Although I cannot answer your questions about bioremediation, I have the 
feeling that this process can bring only a partial solution to the problem. 
But there is another way of handling it with thermolysis.
 
Here is how it works : waste which is supposed to contain about 50% of 
organics is pushed into a 9m long 1.3 m diam. steel tube along with a variable 
quantity of lime. The mid-section of the tube is heated to bring waste to a 
temperature of about 500 deg C for 20 minutes or more. Time of heating depends 
on heat conductibility of processed waste. The principle : steamcracking of 
organic molecules.

In the thermolysis oven, chlorine combines with hydrogen to form acid which is 
neutralized by the lime added to the waste. Same thing for fluorine. Result : 
no dioxins. What comes out of the oven is a fuel gas and a carbon mass which 
has trapped all heavy metals. The fuel gas having been filtered through about 
3 m thick of activated carbon is clean but contains some condensable. This is 
why it is supposed to be burned, partly to heat the oven.

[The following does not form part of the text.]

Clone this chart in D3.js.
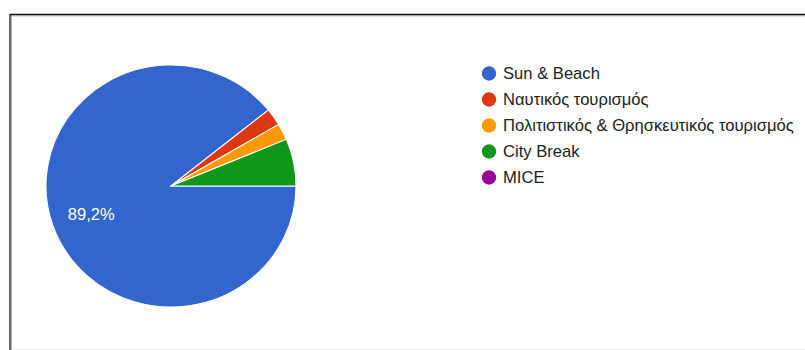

The black carbon mass - temperature 300 deg C - along with the calcium salts 
drops in water which cools down the carbon while diluting a good part of the 
salts. Heavy metals contained in the carbon mass, if present in objectionnable 
concentration, can be removed by electrolysis. Resulting carbon can be used in 
cement kilns, in blast furnaces or in thermic power generator plants.

A coke can introduced with waste gets out shiny with no trace of paint.

Thermolysis, I found out, is totally unknown in the States. Pilot plants in 
France and Italy work satisfactorily. If you want to know more and can read 
French, just send me $10 in an envelope with - do not forget - your address : 
I'll send a 12 page description with a sketch by airmail.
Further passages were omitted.